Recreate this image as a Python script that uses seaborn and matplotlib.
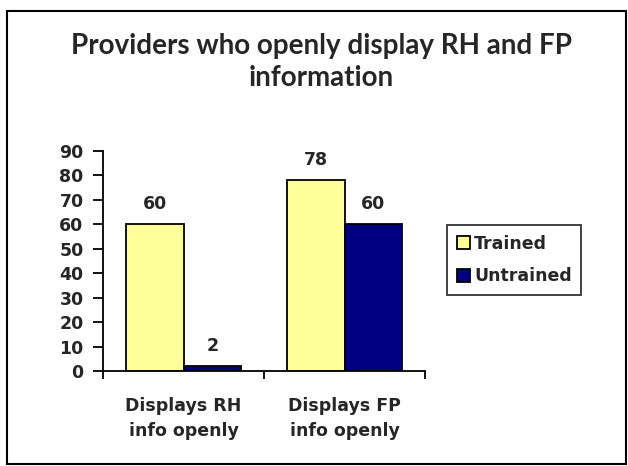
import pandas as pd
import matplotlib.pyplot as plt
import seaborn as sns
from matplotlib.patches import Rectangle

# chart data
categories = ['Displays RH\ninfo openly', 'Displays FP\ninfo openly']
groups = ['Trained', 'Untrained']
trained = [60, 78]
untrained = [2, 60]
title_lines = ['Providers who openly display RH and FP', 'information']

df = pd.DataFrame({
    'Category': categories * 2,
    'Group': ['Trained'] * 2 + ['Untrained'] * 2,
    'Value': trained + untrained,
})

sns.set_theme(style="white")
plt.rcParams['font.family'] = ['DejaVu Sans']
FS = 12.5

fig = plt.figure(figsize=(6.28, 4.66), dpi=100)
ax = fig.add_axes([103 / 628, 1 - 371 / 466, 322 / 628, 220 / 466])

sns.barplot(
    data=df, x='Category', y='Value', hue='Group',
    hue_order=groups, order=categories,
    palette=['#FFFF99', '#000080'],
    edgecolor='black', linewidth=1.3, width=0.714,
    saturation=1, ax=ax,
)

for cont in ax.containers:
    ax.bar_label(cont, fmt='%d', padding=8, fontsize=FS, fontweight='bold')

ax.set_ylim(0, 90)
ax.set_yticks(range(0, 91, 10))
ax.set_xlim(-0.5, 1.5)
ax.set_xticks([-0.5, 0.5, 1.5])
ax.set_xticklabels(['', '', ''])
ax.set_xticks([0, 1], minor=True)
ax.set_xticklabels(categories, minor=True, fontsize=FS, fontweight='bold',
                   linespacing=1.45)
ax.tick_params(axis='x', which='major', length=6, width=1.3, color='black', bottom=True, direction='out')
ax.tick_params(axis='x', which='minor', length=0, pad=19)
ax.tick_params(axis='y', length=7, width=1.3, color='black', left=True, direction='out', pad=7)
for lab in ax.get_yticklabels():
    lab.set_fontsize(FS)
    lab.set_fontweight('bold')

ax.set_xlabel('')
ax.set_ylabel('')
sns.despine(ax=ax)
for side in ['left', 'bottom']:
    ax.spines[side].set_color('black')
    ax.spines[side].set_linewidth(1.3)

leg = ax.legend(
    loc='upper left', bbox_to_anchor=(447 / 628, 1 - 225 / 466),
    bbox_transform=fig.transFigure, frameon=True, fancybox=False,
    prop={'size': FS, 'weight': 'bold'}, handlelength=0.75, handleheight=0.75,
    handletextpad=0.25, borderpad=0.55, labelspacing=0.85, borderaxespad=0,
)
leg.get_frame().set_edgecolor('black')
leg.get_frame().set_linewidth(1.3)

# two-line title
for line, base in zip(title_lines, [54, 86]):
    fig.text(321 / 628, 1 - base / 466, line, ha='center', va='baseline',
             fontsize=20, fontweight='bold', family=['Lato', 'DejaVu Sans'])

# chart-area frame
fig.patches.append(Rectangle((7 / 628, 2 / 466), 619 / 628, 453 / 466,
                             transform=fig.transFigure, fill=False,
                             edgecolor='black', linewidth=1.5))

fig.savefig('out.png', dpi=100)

* **Exercise task**: Copy each line in full and exactly, omitting any picture.

* **Correct result**:
Recreate this image as a Python script that uses seaborn and matplotlib.
import pandas as pd
import matplotlib.pyplot as plt
import seaborn as sns
from matplotlib.patches import Rectangle

# chart data
categories = ['Displays RH\ninfo openly', 'Displays FP\ninfo openly']
groups = ['Trained', 'Untrained']
trained = [60, 78]
untrained = [2, 60]
title_lines = ['Providers who openly display RH and FP', 'information']

df = pd.DataFrame({
    'Category': categories * 2,
    'Group': ['Trained'] * 2 + ['Untrained'] * 2,
    'Value': trained + untrained,
})

sns.set_theme(style="white")
plt.rcParams['font.family'] = ['DejaVu Sans']
FS = 12.5

fig = plt.figure(figsize=(6.28, 4.66), dpi=100)
ax = fig.add_axes([103 / 628, 1 - 371 / 466, 322 / 628, 220 / 466])

sns.barplot(
    data=df, x='Category', y='Value', hue='Group',
    hue_order=groups, order=categories,
    palette=['#FFFF99', '#000080'],
    edgecolor='black', linewidth=1.3, width=0.714,
    saturation=1, ax=ax,
)

for cont in ax.containers:
    ax.bar_label(cont, fmt='%d', padding=8, fontsize=FS, fontweight='bold')

ax.set_ylim(0, 90)
ax.set_yticks(range(0, 91, 10))
ax.set_xlim(-0.5, 1.5)
ax.set_xticks([-0.5, 0.5, 1.5])
ax.set_xticklabels(['', '', ''])
ax.set_xticks([0, 1], minor=True)
ax.set_xticklabels(categories, minor=True, fontsize=FS, fontweight='bold',
                   linespacing=1.45)
ax.tick_params(axis='x', which='major', length=6, width=1.3, color='black', bottom=True, direction='out')
ax.tick_params(axis='x', which='minor', length=0, pad=19)
ax.tick_params(axis='y', length=7, width=1.3, color='black', left=True, direction='out', pad=7)
for lab in ax.get_yticklabels():
    lab.set_fontsize(FS)
    lab.set_fontweight('bold')

ax.set_xlabel('')
ax.set_ylabel('')
sns.despine(ax=ax)
for side in ['left', 'bottom']:
    ax.spines[side].set_color('black')
    ax.spines[side].set_linewidth(1.3)

leg = ax.legend(
    loc='upper left', bbox_to_anchor=(447 / 628, 1 - 225 / 466),
    bbox_transform=fig.transFigure, frameon=True, fancybox=False,
    prop={'size': FS, 'weight': 'bold'}, handlelength=0.75, handleheight=0.75,
    handletextpad=0.25, borderpad=0.55, labelspacing=0.85, borderaxespad=0,
)
leg.get_frame().set_edgecolor('black')
leg.get_frame().set_linewidth(1.3)

# two-line title
for line, base in zip(title_lines, [54, 86]):
    fig.text(321 / 628, 1 - base / 466, line, ha='center', va='baseline',
             fontsize=20, fontweight='bold', family=['Lato', 'DejaVu Sans'])

# chart-area frame
fig.patches.append(Rectangle((7 / 628, 2 / 466), 619 / 628, 453 / 466,
                             transform=fig.transFigure, fill=False,
                             edgecolor='black', linewidth=1.5))

fig.savefig('out.png', dpi=100)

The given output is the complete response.